THE PROBLEM
Extract, unchanged, each line of the listing below from its first line through the line that contains "import pandas as pd", inclusive, and nothing else.
───── SUPPLIED INFORMATION
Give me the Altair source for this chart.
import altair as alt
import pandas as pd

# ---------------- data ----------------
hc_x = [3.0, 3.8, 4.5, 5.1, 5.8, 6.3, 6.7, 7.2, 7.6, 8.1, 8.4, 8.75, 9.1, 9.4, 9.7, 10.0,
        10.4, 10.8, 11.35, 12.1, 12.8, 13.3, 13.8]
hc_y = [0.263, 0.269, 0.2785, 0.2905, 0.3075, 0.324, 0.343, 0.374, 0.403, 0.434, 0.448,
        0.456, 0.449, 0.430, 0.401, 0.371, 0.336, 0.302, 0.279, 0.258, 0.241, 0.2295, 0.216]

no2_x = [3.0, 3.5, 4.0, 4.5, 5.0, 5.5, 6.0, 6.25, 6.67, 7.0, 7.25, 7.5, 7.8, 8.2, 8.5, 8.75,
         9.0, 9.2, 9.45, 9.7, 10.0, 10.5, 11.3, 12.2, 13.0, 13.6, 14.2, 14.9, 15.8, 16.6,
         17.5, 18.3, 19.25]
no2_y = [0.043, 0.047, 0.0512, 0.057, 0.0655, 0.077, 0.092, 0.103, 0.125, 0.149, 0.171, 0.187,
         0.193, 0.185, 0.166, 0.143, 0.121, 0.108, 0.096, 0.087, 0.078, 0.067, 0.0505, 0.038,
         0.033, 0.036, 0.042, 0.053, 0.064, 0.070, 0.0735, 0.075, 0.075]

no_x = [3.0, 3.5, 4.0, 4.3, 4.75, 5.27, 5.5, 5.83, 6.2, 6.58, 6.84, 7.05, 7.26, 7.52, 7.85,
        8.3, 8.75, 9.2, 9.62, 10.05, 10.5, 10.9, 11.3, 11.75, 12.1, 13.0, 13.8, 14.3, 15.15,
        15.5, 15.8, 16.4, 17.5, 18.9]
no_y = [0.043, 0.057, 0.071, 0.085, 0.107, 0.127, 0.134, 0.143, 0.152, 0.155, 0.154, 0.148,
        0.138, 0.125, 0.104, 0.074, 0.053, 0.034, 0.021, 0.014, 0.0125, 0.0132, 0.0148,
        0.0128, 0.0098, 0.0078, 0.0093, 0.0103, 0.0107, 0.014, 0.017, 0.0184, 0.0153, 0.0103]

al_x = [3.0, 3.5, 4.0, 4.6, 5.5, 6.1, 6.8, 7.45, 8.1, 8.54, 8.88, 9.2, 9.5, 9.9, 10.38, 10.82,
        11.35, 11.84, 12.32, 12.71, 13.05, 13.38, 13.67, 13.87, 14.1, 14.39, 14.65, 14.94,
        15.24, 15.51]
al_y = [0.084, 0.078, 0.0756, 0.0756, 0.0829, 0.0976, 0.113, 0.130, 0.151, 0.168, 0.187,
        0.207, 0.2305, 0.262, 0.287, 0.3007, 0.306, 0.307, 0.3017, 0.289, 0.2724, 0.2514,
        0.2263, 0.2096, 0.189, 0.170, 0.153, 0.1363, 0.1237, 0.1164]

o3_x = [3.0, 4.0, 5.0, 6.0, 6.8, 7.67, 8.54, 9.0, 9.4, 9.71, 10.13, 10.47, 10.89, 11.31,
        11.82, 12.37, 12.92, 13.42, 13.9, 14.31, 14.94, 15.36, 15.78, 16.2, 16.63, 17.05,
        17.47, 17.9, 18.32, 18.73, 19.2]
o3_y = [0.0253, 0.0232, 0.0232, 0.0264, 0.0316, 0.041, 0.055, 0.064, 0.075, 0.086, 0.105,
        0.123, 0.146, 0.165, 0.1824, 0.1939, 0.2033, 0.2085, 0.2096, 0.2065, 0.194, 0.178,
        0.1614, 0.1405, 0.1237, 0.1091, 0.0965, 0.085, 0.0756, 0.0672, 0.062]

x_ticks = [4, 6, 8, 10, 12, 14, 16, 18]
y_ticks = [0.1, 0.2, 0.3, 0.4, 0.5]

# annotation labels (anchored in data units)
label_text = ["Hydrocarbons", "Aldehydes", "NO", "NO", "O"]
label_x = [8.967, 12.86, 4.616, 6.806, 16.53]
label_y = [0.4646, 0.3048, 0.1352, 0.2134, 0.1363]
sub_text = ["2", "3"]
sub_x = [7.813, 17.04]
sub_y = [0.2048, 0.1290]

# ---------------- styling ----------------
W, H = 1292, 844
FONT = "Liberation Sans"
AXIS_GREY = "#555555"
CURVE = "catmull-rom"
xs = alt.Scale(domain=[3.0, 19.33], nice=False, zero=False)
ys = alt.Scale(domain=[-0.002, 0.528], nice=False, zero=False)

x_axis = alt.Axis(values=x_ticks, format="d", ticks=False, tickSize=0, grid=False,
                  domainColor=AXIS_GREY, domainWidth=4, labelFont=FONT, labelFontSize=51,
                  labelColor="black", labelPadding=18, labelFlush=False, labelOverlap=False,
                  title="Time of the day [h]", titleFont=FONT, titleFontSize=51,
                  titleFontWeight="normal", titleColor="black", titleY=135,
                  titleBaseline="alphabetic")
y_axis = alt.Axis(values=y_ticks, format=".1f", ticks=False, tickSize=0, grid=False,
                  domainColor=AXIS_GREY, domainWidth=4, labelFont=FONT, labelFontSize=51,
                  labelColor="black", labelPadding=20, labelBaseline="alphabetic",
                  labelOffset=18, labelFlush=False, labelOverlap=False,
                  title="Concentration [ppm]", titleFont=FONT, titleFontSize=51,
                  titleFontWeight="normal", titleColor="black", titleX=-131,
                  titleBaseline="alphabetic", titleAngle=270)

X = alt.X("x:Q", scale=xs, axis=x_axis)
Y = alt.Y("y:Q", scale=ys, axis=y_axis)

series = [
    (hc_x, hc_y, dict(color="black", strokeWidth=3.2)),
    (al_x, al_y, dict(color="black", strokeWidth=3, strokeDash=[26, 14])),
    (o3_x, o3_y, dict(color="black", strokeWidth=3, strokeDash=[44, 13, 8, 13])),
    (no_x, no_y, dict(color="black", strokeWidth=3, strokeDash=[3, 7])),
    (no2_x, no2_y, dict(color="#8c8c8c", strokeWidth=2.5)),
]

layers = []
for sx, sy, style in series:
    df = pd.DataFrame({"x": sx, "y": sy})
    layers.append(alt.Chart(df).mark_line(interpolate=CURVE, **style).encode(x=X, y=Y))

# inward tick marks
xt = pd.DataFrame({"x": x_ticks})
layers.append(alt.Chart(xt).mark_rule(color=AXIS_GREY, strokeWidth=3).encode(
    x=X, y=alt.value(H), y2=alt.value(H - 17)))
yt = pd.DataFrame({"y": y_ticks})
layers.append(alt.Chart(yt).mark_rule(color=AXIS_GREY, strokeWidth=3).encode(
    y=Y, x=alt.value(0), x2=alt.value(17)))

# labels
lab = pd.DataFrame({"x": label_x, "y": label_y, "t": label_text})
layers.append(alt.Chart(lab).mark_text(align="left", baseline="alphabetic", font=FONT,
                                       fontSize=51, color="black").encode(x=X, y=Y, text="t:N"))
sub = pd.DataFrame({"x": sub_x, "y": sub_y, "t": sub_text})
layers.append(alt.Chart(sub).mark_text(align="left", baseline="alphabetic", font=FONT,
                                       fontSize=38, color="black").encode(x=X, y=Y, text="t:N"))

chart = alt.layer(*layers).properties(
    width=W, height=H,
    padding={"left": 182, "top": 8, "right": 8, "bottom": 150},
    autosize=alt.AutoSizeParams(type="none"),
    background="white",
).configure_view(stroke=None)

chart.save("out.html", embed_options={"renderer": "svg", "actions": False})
──────────
ANSWER TO THIS PROBLEM
Give me the Altair source for this chart.
import altair as alt
import pandas as pd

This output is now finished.